Hepatocystis muuli

Scientific classification
- Domain: Eukaryota
- Clade: Sar
- Clade: Alveolata
- Phylum: Apicomplexa
- Class: Aconoidasida
- Order: Haemospororida
- Family: Plasmodiidae
- Genus: Hepatocystis
- Species: H. muuli
- Binomial name: Hepatocystis muuli Mialhe and Landau, 1977

= Hepatocystis muuli =

- Genus: Hepatocystis
- Species: muuli
- Authority: Mialhe and Landau, 1977

Species of single-celled organism

Hepatocystis muuli is a species of parasitic protozoa. They are transmitted by flies of the genus Culicoides and infect mammals.

==Taxonomy==
This species was described in 1977 by Landau et al.

==Description==

The schizonts are intrahepatocytic and provoke an hypertrophy of the host cell and its nucleus which remain visible during the entire development of the tissue stage. Schizonts as they mature become very lobulated with abundant colloid which is irregularly distributed. They may reach a maximum size of 350 micrometres. Histiomacrophagic reaction of the surrounding tissue remains moderate before the maturity of the parasite.

Gametocytes are abundant and many erythrocytes are parasitized by immature forms. The mature gametocytes measure 7.7 to 9.3 (average 8.5) micrometres in diameter and are easily deformed.

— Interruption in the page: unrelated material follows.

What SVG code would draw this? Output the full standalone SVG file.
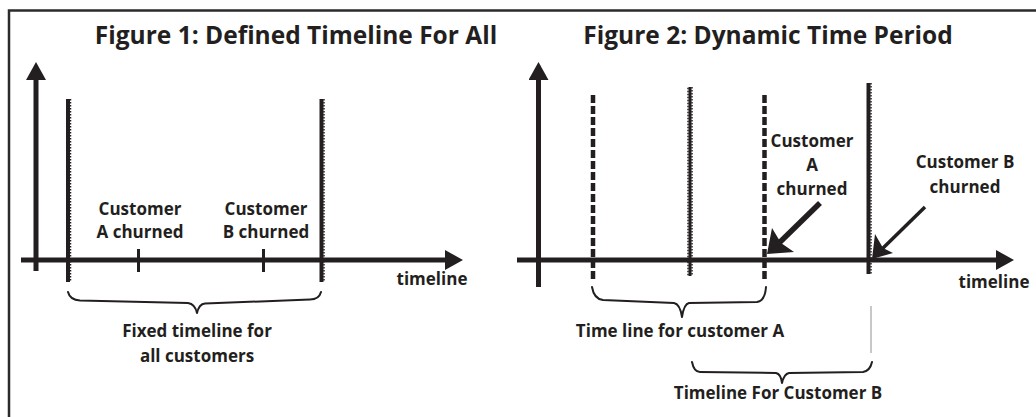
<svg xmlns="http://www.w3.org/2000/svg" width="1036" height="417" viewBox="0 0 1036 417">
  <style>
    .t { font-family: "Open Sans", "Liberation Sans", sans-serif; font-weight: bold; fill: #231f20; text-anchor: middle; }
    .title { font-size: 24.5px; }
    .lbl { font-size: 17px; }
    .axis { stroke: #231f20; stroke-width: 5; fill: none; }
    .tick { stroke: #231f20; stroke-width: 3; fill: none; }
    .dotted { stroke: #231f20; stroke-width: 4; fill: none; }
    .notch { stroke: #231f20; stroke-width: 1.5; stroke-dasharray: 1.5 1.5; fill: none; }
    .dashed { stroke: #231f20; stroke-width: 4.5; stroke-dasharray: 8 3; fill: none; }
    .brace { stroke: #231f20; stroke-width: 2; fill: none; stroke-linejoin: round; stroke-linecap: round; }
    .head { fill: #231f20; }
  </style>
  <defs>
    <marker id="axhead" viewBox="0 0 18 20" refX="0" refY="10" markerWidth="18" markerHeight="20" markerUnits="userSpaceOnUse" orient="auto">
      <path d="M0,0 L18,10 L0,20 Z" fill="#231f20"/>
    </marker>
  </defs>
  <rect width="1036" height="417" fill="#ffffff"/>
  <g id="frame">
    <path d="M9,417 L9,10.5 L1036,10.5" stroke="#2b2b2b" stroke-width="2.5" fill="none"/>
  </g>

  <!-- Figure 1 -->
  <g id="fig1-title"><text class="t title" x="296" y="44">Figure 1: Defined Timeline For All</text></g>
  <g id="fig1-yaxis"><line class="axis" x1="36" y1="271" x2="36" y2="80" marker-end="url(#axhead)"/></g>
  <g id="fig1-xaxis"><line class="axis" x1="21" y1="260" x2="445" y2="260" marker-end="url(#axhead)"/></g>
  <g id="fig1-start"><line class="dotted" x1="68" y1="99" x2="68" y2="282"/><line class="notch" x1="70.5" y1="99" x2="70.5" y2="282"/></g>
  <g id="fig1-end"><line class="dotted" x1="321.5" y1="99" x2="321.5" y2="282"/><line class="notch" x1="324" y1="99" x2="324" y2="282"/></g>
  <g id="fig1-tickA"><line class="tick" x1="138.5" y1="249" x2="138.5" y2="272"/></g>
  <g id="fig1-tickB"><line class="tick" x1="263.5" y1="249" x2="263.5" y2="272"/></g>
  <g id="fig1-labelA"><text class="t lbl" x="140" y="215">Customer</text><text class="t lbl" x="140" y="238">A churned</text></g>
  <g id="fig1-labelB"><text class="t lbl" x="266" y="215">Customer</text><text class="t lbl" x="266" y="238">B churned</text></g>
  <g id="fig1-timeline"><text class="t lbl" x="432" y="285">timeline</text></g>
  <g id="fig1-fixed"><text class="t lbl" x="197" y="337">Fixed timeline for</text><text class="t lbl" x="197" y="362">all customers</text></g>

  <!-- Figure 2 -->
  <g id="fig2-title"><text class="t title" x="768" y="44">Figure 2: Dynamic Time Period</text></g>
  <g id="fig2-yaxis"><line class="axis" x1="538.5" y1="287" x2="538.5" y2="80" marker-end="url(#axhead)"/></g>
  <g id="fig2-xaxis"><line class="axis" x1="517" y1="260" x2="996" y2="260" marker-end="url(#axhead)"/></g>
  <g id="fig2-line1"><line class="dashed" x1="593" y1="95" x2="593" y2="279"/></g>
  <g id="fig2-line2"><line class="dotted" x1="690" y1="87" x2="690" y2="276" style="stroke-width:3"/><line class="notch" x1="692" y1="87" x2="692" y2="276"/><line class="notch" x1="688" y1="87.7" x2="688" y2="276"/></g>
  <g id="fig2-line3"><line class="dashed" x1="764.5" y1="95" x2="764.5" y2="279"/></g>
  <g id="fig2-line4"><line class="dotted" x1="868.5" y1="83" x2="868.5" y2="274"/><line class="notch" x1="871" y1="83" x2="871" y2="274"/></g>
  <g id="fig2-labelA"><text class="t lbl" x="812" y="147">Customer</text><text class="t lbl" x="812" y="171">A</text><text class="t lbl" x="812" y="195">churned</text></g>
  <g id="fig2-labelB"><text class="t lbl" x="965" y="168">Customer B</text><text class="t lbl" x="965" y="193">churned</text></g>
  <g id="fig2-timeline"><text class="t lbl" x="994" y="288">timeline</text></g>
  <g id="fig2-textA"><text class="t lbl" x="680" y="337">Time line for customer A</text></g>
  <g id="fig2-textB"><text class="t lbl" x="778" y="399">Timeline For Customer B</text></g>
  <g id="fig2-guide"><line x1="871" y1="306" x2="871" y2="353" stroke="#c8c8c8" stroke-width="2"/></g>

  <!-- connectors -->
  <g id="connectors">
    <path class="brace" d="M68,292 Q70,300 80,300.5 L188,303 Q195,304 197,313 Q199,304 205,303.5 L310,299.5 Q319,299.5 321,292"/>
    <path class="brace" d="M592,287 Q594,299 603,300 L674,303 Q680,304 682,317 Q684,304 689,303 L757,302 Q765,301 766,287"/>
    <path class="brace" d="M692,362 Q694,372 700,372 L776,373 Q781,374 782,383 Q784,374 789,373 L863,372 Q870,371 872,362"/>
    <line x1="820" y1="203" x2="777" y2="245" stroke="#231f20" stroke-width="5.5"/>
    <path class="head" d="M767,254 L772,228 L781,243 L794,252 Z"/>
    <line x1="925" y1="207" x2="880" y2="251" stroke="#231f20" stroke-width="3.5"/>
    <path class="head" d="M872,259 L875,234 L883,248 L893,253 Z"/>
  </g>
</svg>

The microgametocytes have a diffuse nucleus. The macrogametocytes are lightly pigmented and have a large nucleus.

The size of the schizonts, their lobulated form and the hypertrophy of the host cell distinguish H. muuli from other Asian Hepatocystis species.

==Distribution==

This species is found in Kanchanaburi, Thailand.

==Hosts==

This species infects Berdmore's ground squirrel (Menetes berdmorei).